Minister Sedlak, who is in charge of human rights and rights of national minorities, spoke at a panel hosted by Tanjug. He said minorities are considered a civilizational heritage in Yugoslavia, a better quality life in comparison with one-national states or communities.
Moreover, he said, there is a "positive discrimination of the non-majority population with respect to Serbs and Montenegrins."
Speaking about the period since the secessions of the former Yugoslav republics, Sedlak said the issue of human rights and rights of national minorities had become a proving ground for various manipulations in the attempts to dismantle Yugoslavia and Serbia, and had led even to the launching of the NATO aggression.

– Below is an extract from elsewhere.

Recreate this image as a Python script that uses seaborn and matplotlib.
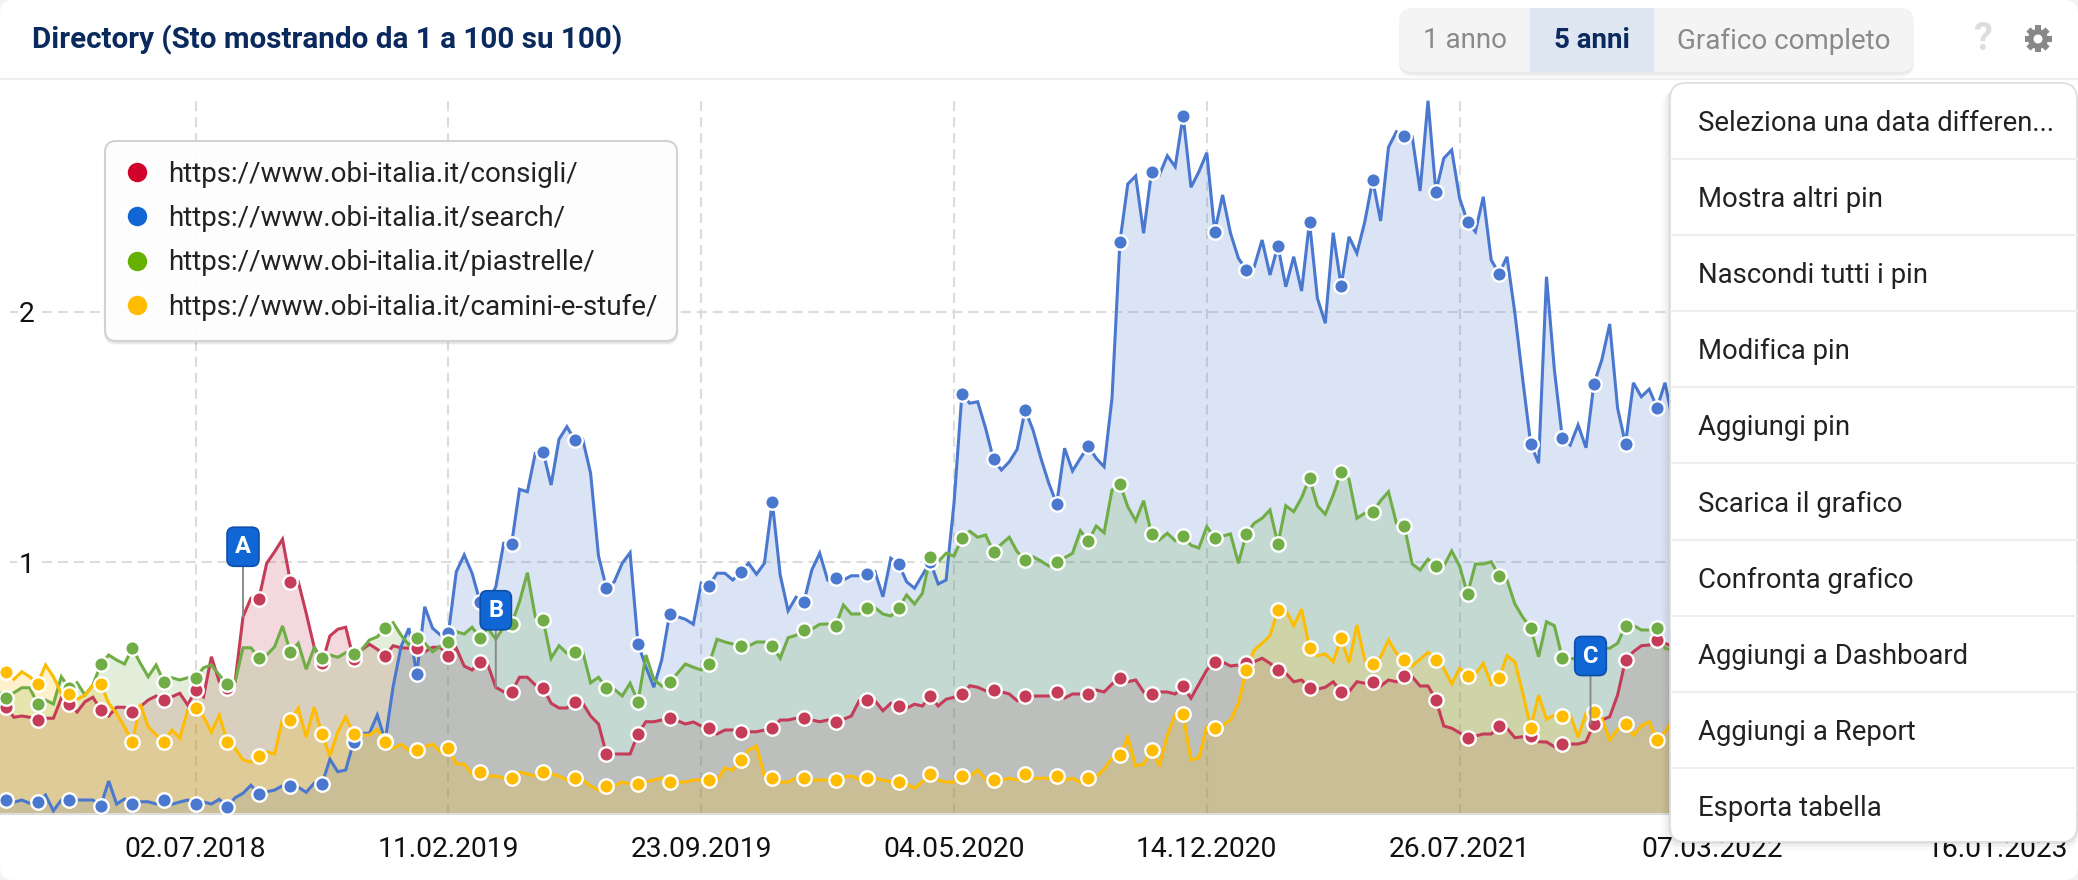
import pandas as pd
import matplotlib
matplotlib.use("Agg")
import matplotlib.pyplot as plt
from matplotlib.lines import Line2D
from matplotlib.patches import Circle, FancyBboxPatch, Rectangle
import seaborn as sns
import math

# weekly readings, first week is 08.01.2018
first_week = "2018-01-08"

consigli = [
    .441, .419, .379, .384, .379, .368, .375, .375, .455, .432, .400, .441, .459, .408, .384, .419, .419, .400,
    .421, .448, .464, .448, .461, .475, .428, .488, .461, .621, .521, .495, .521, .781, .855, .851, .995, 1.041,
    1.091, .921, .921, .795, .661, .595, .704, .731, .739, .611, .648, .671, .651, .625, .665, .657, .655, .657,
    .641, .659, .659, .624, .655, .584, .568, .600, .588, .499, .481, .480, .539, .539, .508, .496, .435, .416,
    .416, .441, .435, .384, .352, .233, .232, .232, .232, .313, .361, .361, .368, .377, .365, .352, .360, .344,
    .336, .312, .328, .328, .320, .321, .321, .328, .336, .368, .368, .375, .377, .368, .361, .368, .360,
    .371, .384, .445, .448, .445, .405, .435, .424, .415, .431, .424, .464, .424, .451, .459, .472, .505, .499,
    .485, .488, .481, .472, .445, .464, .464, .464, .464, .480, .456, .472, .472, .472, .488, .480, .512, .536,
    .521, .528, .480, .472, .480, .480, .472, .504, .455, .512, .568, .601, .600, .584, .588, .595, .601,
    .615, .595, .569, .555, .521, .528, .497, .491, .499, .521, .480, .481, .521, .515, .520, .504, .528, .521,
    .544, .541, .504, .504, .449, .344, .335, .317, .296, .304, .312, .312, .344, .335, .297, .301, .304, .281,
    .280, .261, .272, .272, .272, .281, .352, .368, .381, .468, .608, .641, .665, .668, .688, .675, .661,
]
search = [
    .068, .048, .039, .048, .035, .041, .068, .005, .048, .048, .048, .048, .048, .025, .124, .032, .052, .033,
    .041, .041, .032, .049, .031, .040, .048, .033, .040, .032, .051, .019, .057, .075, .107, .073, .081, .088,
    .105, .105, .099, .079, .115, .112, .211, .161, .168, .281, .315, .315, .388, .285, .501, .661, .735, .552,
    .821, .735, .708, .715, .961, 1.028, .955, .841, .835, .901, 1.075, 1.072, 1.291, 1.281, 1.435, 1.440, 1.308,
    1.491, 1.541, 1.488, 1.491, 1.355, 1.024, .896, .921, .995, 1.037, .673, .581, .499, .608, .792, .781, .771,
    .751, .915, .904, .955, .955, .928, .960, .995, .951, .995, 1.240, .948, .805, .859, .841, .968, 1.035, .928,
    .936, .928, .945, .945, .952, .961, .861, 1.015, .992, .921, .895, .948, 1.001, .912, .928, 1.235,
    1.672, 1.635, 1.641, 1.535, 1.411, 1.368, 1.401, 1.451, 1.608, 1.528, 1.415, 1.315, 1.232, 1.455, 1.364,
    1.415, 1.464, 1.415, 1.381, 1.655, 2.280, 2.512, 2.544, 2.315, 2.561, 2.548, 2.625, 2.581, 2.785, 2.499,
    2.561, 2.637, 2.321, 2.468, 2.315, 2.215, 2.168, 2.181, 2.288, 2.148, 2.265, 2.101, 2.221, 2.084, 2.361,
    2.055, 1.955, 2.317, 2.104, 2.301, 2.235, 2.361, 2.528, 2.364, 2.659, 2.721, 2.705, 2.701, 2.484, 2.845,
    2.481, 2.615, 2.648, 2.455, 2.361, 2.321, 2.461, 2.208, 2.153, 2.221, 1.995, 1.728, 1.472, 1.395, 2.141,
    1.768, 1.497, 1.468, 1.548, 1.457, 1.713, 1.808, 1.952, 1.615, 1.472, 1.717, 1.661, 1.691, 1.617, 1.717, 1.561,
]
piastrelle = [
    .481, .456, .477, .497, .497, .433, .448, .432, .541, .495, .517, .468, .508, .592, .628, .608, .592, .656,
    .595, .541, .588, .520, .537, .528, .537, .537, .577, .588, .548, .512, .521, .657, .657, .617, .628, .661,
    .744, .640, .675, .571, .657, .617, .628, .619, .637, .632, .648, .688, .701, .735, .757, .708, .668, .697,
    .675, .641, .664, .681, .721, .712, .739, .697, .735, .691, .741, .752, .841, .957, .781, .768, .615, .665,
    .635, .640, .641, .517, .539, .497, .491, .464, .515, .441, .628, .531, .504, .520, .555, .592, .579, .568,
    .592, .691, .680, .672, .664, .664, .680, .680, .664, .615, .697, .707, .728, .731, .751, .752, .744,
    .828, .792, .792, .816, .817, .792, .784, .816, .868, .832, .875, 1.021, 1.001, 1.035, 1.024, 1.096, 1.123,
    1.099, 1.108, 1.041, 1.072, 1.099, 1.041, 1.009, 1.021, 1.004, .984, 1.001, 1.017, 1.035, 1.125, 1.083,
    1.144, 1.117, 1.288, 1.312, 1.221, 1.165, 1.245, 1.113, 1.088, 1.115, 1.085, 1.103, 1.067, 1.056, 1.141,
    1.096, 1.104, 1.112, .995, 1.112, 1.155, 1.175, 1.208, 1.072, 1.225, 1.201, 1.257, 1.337, 1.225, 1.191,
    1.268, 1.360, 1.331, 1.175, 1.195, 1.201, 1.245, 1.281, 1.155, 1.145, .992, .968, 1.011, .984, .984, 1.044,
    .984, .872, .992, .992, 1.001, .944, .928, .832, .779, .737, .621, .761, .745, .616, .613, .615, .621, .635,
    .655, .655, .675, .745, .747, .728, .728, .737, .655, .648,
]
camini = [
    .581, .560, .531, .561, .541, .513, .588, .541, .475, .473, .451, .468, .508, .512, .435, .395, .339, .281,
    .432, .341, .308, .281, .328, .295, .408, .417, .381, .319, .388, .281, .255, .208, .199, .225, .241, .232,
    .371, .368, .415, .299, .419, .312, .224, .321, .381, .312, .308, .308, .331, .281, .255, .271, .248, .248,
    .261, .272, .241, .256, .192, .192, .152, .160, .144, .144, .136, .137, .160, .152, .144, .161, .152, .144,
    .128, .136, .128, .104, .088, .104, .104, .120, .112, .112, .120, .128, .136, .121, .120, .120, .128, .128,
    .128, .128, .176, .168, .208, .248, .264, .144, .136, .120, .120, .136, .136, .128, .128, .128, .128,
    .139, .144, .131, .136, .135, .128, .121, .120, .112, .095, .121, .152, .128, .120, .120, .144, .141, .168,
    .131, .128, .128, .135, .128, .152, .135, .135, .135, .144, .128, .135, .120, .136, .141, .171, .215, .227,
    .299, .184, .192, .248, .188, .308, .388, .392, .208, .217, .341, .336, .347, .368, .435, .568, .648,
    .675, .705, .809, .808, .745, .811, .657, .625, .632, .601, .697, .597, .748, .608, .592, .621, .688, .635,
    .608, .584, .611, .639, .608, .575, .512, .575, .544, .552, .595, .511, .536, .625, .601, .475, .337, .468,
    .371, .388, .385, .388, .299, .395, .401, .375, .288, .331, .352, .307, .345, .361, .288, .321, .368,
]

urls = [
    "https://www.obi-italia.it/consigli/",
    "https://www.obi-italia.it/search/",
    "https://www.obi-italia.it/piastrelle/",
    "https://www.obi-italia.it/camini-e-stufe/",
]
series = [consigli, search, piastrelle, camini]
line_colors = ["#c43c58", "#4a78cf", "#70ad47", "#ffbc00"]
legend_colors = ["#d0022b", "#1166d6", "#66b000", "#ffbc00"]

tick_dates = ["2018-07-02", "2019-02-11", "2019-09-23", "2020-05-04", "2020-12-14", "2021-07-26", "2022-03-07", "2023-01-16"]
y_ticks = [1, 2]

# which weeks carry a dot
marker_idx = list(range(1, 86, 4)) + list(range(90, 211, 4))
# pin letter, week index, days before that week, box lift in px
pins = [("A", 31, 0, 70), ("B", 63, 0, 77), ("C", 202, 3, 68)]

menu_items = [
    "Seleziona una data differen...", "Mostra altri pin", "Nascondi tutti i pin", "Modifica pin", "Aggiungi pin",
    "Scarica il grafico", "Confronta grafico", "Aggiungi a Dashboard", "Aggiungi a Report", "Esporta tabella",
]

W, H = 2078, 880
AX_TOP, AX_BOTTOM = 100, 814
PX_PER_WEEK = 7.9
PX_PER_UNIT = 250.0

sns.set_theme(style="white")
plt.rcParams["font.family"] = ["Roboto", "DejaVu Sans"]
plt.rcParams["lines.scale_dashes"] = False

dates = pd.date_range(first_week, periods=len(consigli), freq="7D")
df = pd.DataFrame({"date": dates})
for url, values in zip(urls, series):
    df[url] = values

fig = plt.figure(figsize=(W / 100, H / 100), dpi=100, facecolor="#f3f3f3")

# white card behind everything
bg = fig.add_axes([0, 0, 1, 1], zorder=0)
bg.set_xlim(0, W)
bg.set_ylim(H, 0)
bg.axis("off")
bg.add_patch(FancyBboxPatch((0, 0), W, H, boxstyle="round,pad=0,rounding_size=14", fc="white", ec="none"))

ax = fig.add_axes([0, 1 - AX_BOTTOM / H, 1, (AX_BOTTOM - AX_TOP) / H], zorder=1)
ax.patch.set_alpha(0)

day_per_px = pd.Timedelta(days=7) / PX_PER_WEEK
x_left = dates[0] - (6 - PX_PER_WEEK) * day_per_px
ax.set_xlim(x_left, x_left + W * day_per_px)
y_low = -2 / PX_PER_UNIT
ax.set_ylim(y_low, (812 - AX_TOP) / PX_PER_UNIT)

dash = (0, (7.2, 4.3))
for t in tick_dates:
    ax.axvline(pd.Timestamp(t), color="#dcdcdc", lw=1.5, ls=dash, zorder=0)
for v in y_ticks:
    ax.axhline(v, xmin=10 / W, color="#dcdcdc", lw=1.5, ls=dash, zorder=0)

for url, col in zip(urls, line_colors):
    ax.fill_between(df["date"], df[url], y_low, color=col, alpha=0.2, lw=0, zorder=2)
for url, col in zip(urls, line_colors):
    sns.lineplot(data=df, x="date", y=url, color=col, lw=2.2, ax=ax, sort=False, errorbar=None,
                 solid_joinstyle="miter", zorder=3)
for url, col in zip(urls, line_colors):
    sns.scatterplot(data=df.iloc[marker_idx], x="date", y=url, color=col, s=108, edgecolor="white", linewidth=1.7,
                    ax=ax, zorder=4, clip_on=False)

for letter, i, back, lift in pins:
    ax.annotate(letter, xy=(dates[i] - pd.Timedelta(days=back), consigli[i]), xytext=(0, lift),
                textcoords="offset pixels", ha="center", va="center", color="white", fontsize=17, fontweight="bold",
                zorder=6, bbox=dict(boxstyle="round,pad=0.34,rounding_size=0.3", fc="#1166d6", ec="#0d4fa8", lw=1.2),
                arrowprops=dict(arrowstyle="-", color="#8a8a8a", lw=1.4, shrinkA=0, shrinkB=0))

ax.set_xlabel("")
ax.set_ylabel("")
ax.set_xticks([pd.Timestamp(t) for t in tick_dates])
ax.set_xticklabels([pd.Timestamp(t).strftime("%d.%m.%Y") for t in tick_dates])
ax.set_yticks(y_ticks)
ax.set_yticklabels([str(v) for v in y_ticks])
ax.tick_params(axis="x", length=0, pad=15.5, labelsize=20.3, labelcolor="#111111")
ax.tick_params(axis="y", length=0, pad=-25, labelsize=20.3, labelcolor="#111111")
ax.get_xticklabels()[-1].set_ha("right")
for lab in ax.get_yticklabels():
    lab.set_bbox(dict(fc="white", ec="none", pad=1))
for s in ["top", "left", "right"]:
    ax.spines[s].set_visible(False)
ax.spines["bottom"].set_color("#dddddd")
ax.spines["bottom"].set_linewidth(1.5)

handles = [Line2D([], [], ls="", marker="o", ms=14, mfc=c, mec="none") for c in legend_colors]
leg = ax.legend(handles, urls, loc="upper left", bbox_to_anchor=(105 / W, 1 - (141 - AX_TOP) / (AX_BOTTOM - AX_TOP)),
                borderaxespad=0, fontsize=20, labelcolor="#222222", frameon=True, fancybox=True, framealpha=0.92,
                edgecolor="#cfcfcf", facecolor="white", labelspacing=0.62, handlelength=0.86, handletextpad=0.68,
                borderpad=0.72, shadow={"color": "black", "alpha": 0.06, "ox": 0, "oy": -2})
leg.get_frame().set_linewidth(1.5)
leg.get_frame().set_boxstyle("round", pad=0, rounding_size=0.4)
leg.set_zorder(7)

# header and menu, drawn in pixels over the chart
ui = fig.add_axes([0, 0, 1, 1], zorder=2)
ui.set_xlim(0, W)
ui.set_ylim(H, 0)
ui.axis("off")
ui.patch.set_alpha(0)

ui.plot([0, W], [79, 79], color="#eeeeee", lw=1.5, zorder=1)
ui.text(32, 40, "Directory (Sto mostrando da 1 a 100 su 100)", fontsize=21.3, fontweight="bold", color="#0a2a5e",
        va="center", ha="left")

for off, alpha in [(5, 0.03), (3, 0.05)]:
    ui.add_patch(FancyBboxPatch((1399, 8 + off), 515, 64, boxstyle="round,pad=0,rounding_size=14", fc="black",
                                ec="none", alpha=alpha, zorder=1))
ui.add_patch(FancyBboxPatch((1399, 8), 515, 64, boxstyle="round,pad=0,rounding_size=14", fc="#f4f4f4", ec="none", zorder=2))
ui.add_patch(Rectangle((1530, 8), 124, 64, fc="#dde6f1", ec="none", zorder=3))
ui.text(1465, 41, "1 anno", fontsize=20, color="#8a8a8a", ha="center", va="center", zorder=4)
ui.text(1592, 41, "5 anni", fontsize=20, fontweight="bold", color="#0a2a5e", ha="center", va="center", zorder=4)
ui.text(1784, 41, "Grafico completo", fontsize=20, color="#8a8a8a", ha="center", va="center", zorder=4)
ui.text(1982, 39, "?", fontsize=27, fontweight="bold", color="#dddddd", ha="center", va="center")

# gear icon
gx, gy = 2038, 39
for a in range(0, 180, 45):
    dx, dy = 13.5 * math.cos(math.radians(a)), 13.5 * math.sin(math.radians(a))
    ui.plot([gx - dx, gx + dx], [gy - dy, gy + dy], color="#888888", lw=4.3, solid_capstyle="butt")
ui.add_patch(Circle((gx, gy), 10, fc="#888888", ec="none", zorder=3))
ui.add_patch(Circle((gx, gy), 4.5, fc="white", ec="none", zorder=4))

for off, alpha in [(8, 0.025), (5, 0.035), (2, 0.05)]:
    ui.add_patch(FancyBboxPatch((1670 - off, 83 + off), 408 + off, 759, boxstyle="round,pad=0,rounding_size=16",
                                fc="black", ec="none", alpha=alpha, zorder=5))
ui.add_patch(FancyBboxPatch((1670, 83), 407, 759, boxstyle="round,pad=0,rounding_size=16", fc="white", ec="#dddddd",
                            lw=1.2, zorder=6))
row_h = 76.1
for i, item in enumerate(menu_items):
    y = 121 + i * row_h
    ui.text(1698, y + 2.5, item, fontsize=19.8, color="#222222", ha="left", va="center", zorder=7)
    if i < len(menu_items) - 1:
        ui.plot([1671, W], [y + row_h / 2, y + row_h / 2], color="#eeeeee", lw=1.5, zorder=7)

fig.savefig("out.png", dpi=100, facecolor=fig.get_facecolor())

Certain neighbouring countries have the task to continue pressuring Yugoslavia, he said. They are doing this through their national communities and political parties, demanding various autonomies, even autonomies within autonomies, he said.
Sedlak illustrated these claims with the coordinated approach of ethnic Hungarian political parties and the Hungarian state regarding an autonomy, practically of the third degree, which they demand in Serbia's northern Vojvodina province.
Regarding the Raska district, Minister Sedlak said inter-ethnic and inter-confessional relations there were good as "both sides" had learned a lesson from the so-called Bosnian war.
Sedlak underscored the correct role of the Islamic religious community, and also of the Serbian Orthodox Church.
"With good cooperation and a patriotic approach during the aggression launched against Yugoslavia by NATO, they are deserving that the situation in the Raska district was and remains stable," he said.
Commenting on the situation in Serbia's southern Kosovo and Metohija province, the minister said the elementary human right was jeopardized there - the right to life, and by those very people who came to take care of and protect the allegedly threatened human rights in that province.
Minister Sedlak also spoke about the position of the Serb national minority in neighbouring cuntries. He said it was far from what the Constitution and laws offer to national communities in Yugoslavia.